### Directions for this task:
Sort through the data and copy the lines holding the word "matplotlib".

### Material provided:
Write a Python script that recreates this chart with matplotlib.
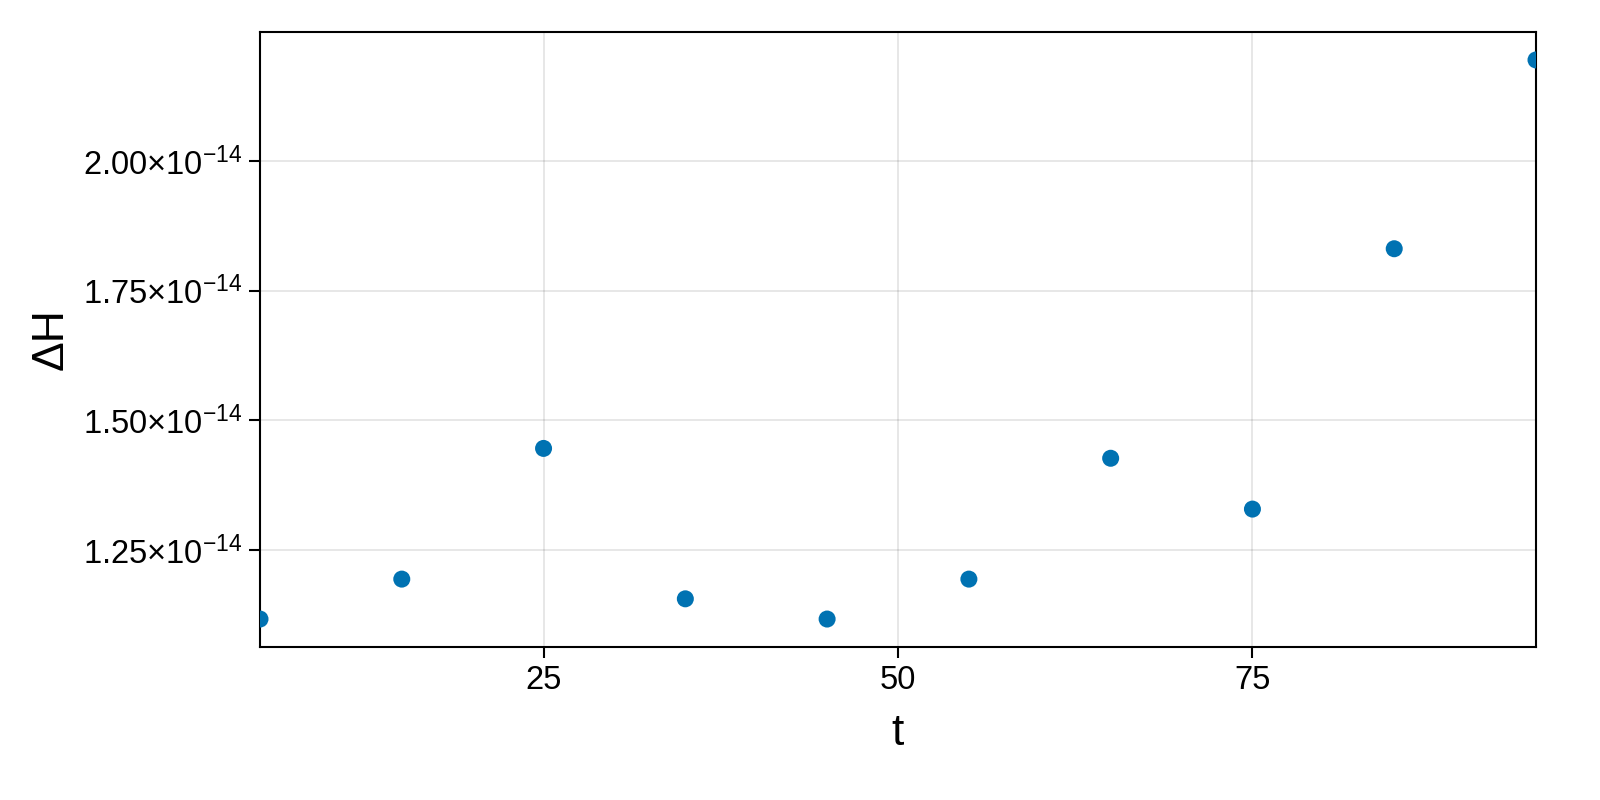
import matplotlib
matplotlib.use("Agg")
import matplotlib.pyplot as plt
from matplotlib.ticker import FuncFormatter, FixedLocator

plt.rcParams['font.family'] = ['Liberation Sans', 'DejaVu Sans']
plt.rcParams['mathtext.fontset'] = 'custom'
plt.rcParams['mathtext.rm'] = 'Liberation Sans'
plt.rcParams['mathtext.it'] = 'Liberation Sans'

# energy error over time
t = [5, 15, 25, 35, 45, 55, 65, 75, 85, 95]
dH = [1.117e-14, 1.194e-14, 1.446e-14, 1.156e-14, 1.117e-14,
      1.194e-14, 1.427e-14, 1.329e-14, 1.831e-14, 2.195e-14]

xticks = [25, 50, 75]
yticks = [1.25e-14, 1.50e-14, 1.75e-14, 2.00e-14]


def sci_fmt(v, pos):
    m = v / 1e-14
    return r'$\mathregular{%.2f{\times}10^{-14}}$' % m


fig = plt.figure(figsize=(16, 8), dpi=100)
ax = fig.add_axes([260/1600, 153/800, 1276/1600, 615/800])

ax.scatter(t, dH, s=150, color='#0072B2', edgecolors='none', zorder=3, clip_on=True)

ax.set_xlim(5, 95)
lo, hi = min(dH), max(dH)
pad = 0.05 * (hi - lo)
ax.set_ylim(lo - pad, hi + pad)

ax.xaxis.set_major_locator(FixedLocator(xticks))
ax.yaxis.set_major_locator(FixedLocator(yticks))
ax.yaxis.set_major_formatter(FuncFormatter(sci_fmt))

ax.grid(True, color='#000000', alpha=0.1, linewidth=1.3)
ax.set_axisbelow(True)
for sp in ax.spines.values():
    sp.set_linewidth(1.5)
ax.tick_params(direction='out', length=8, width=1.5, labelsize=23.5, pad=5)

ax.set_xlabel('t', fontsize=32, labelpad=12)
ax.set_ylabel('ΔH', fontsize=32, labelpad=8)

fig.savefig('out.png', dpi=100)
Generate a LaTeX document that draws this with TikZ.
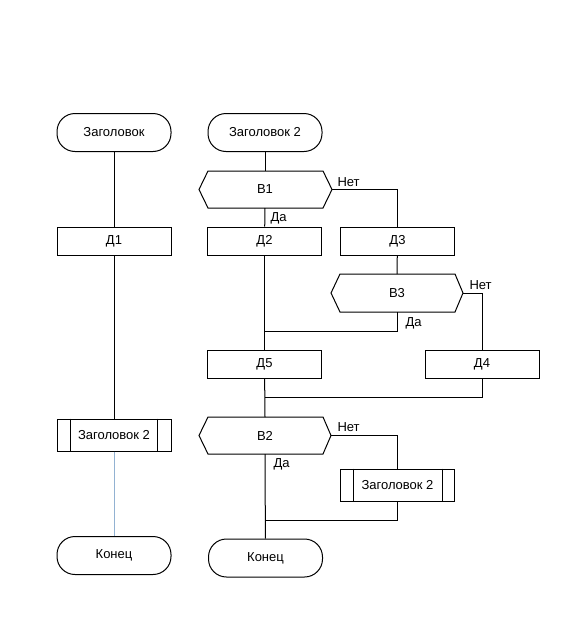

### Written reply:
Write a Python script that recreates this chart with matplotlib.
import matplotlib
matplotlib.use("Agg")
import matplotlib.pyplot as plt
from matplotlib.ticker import FuncFormatter, FixedLocator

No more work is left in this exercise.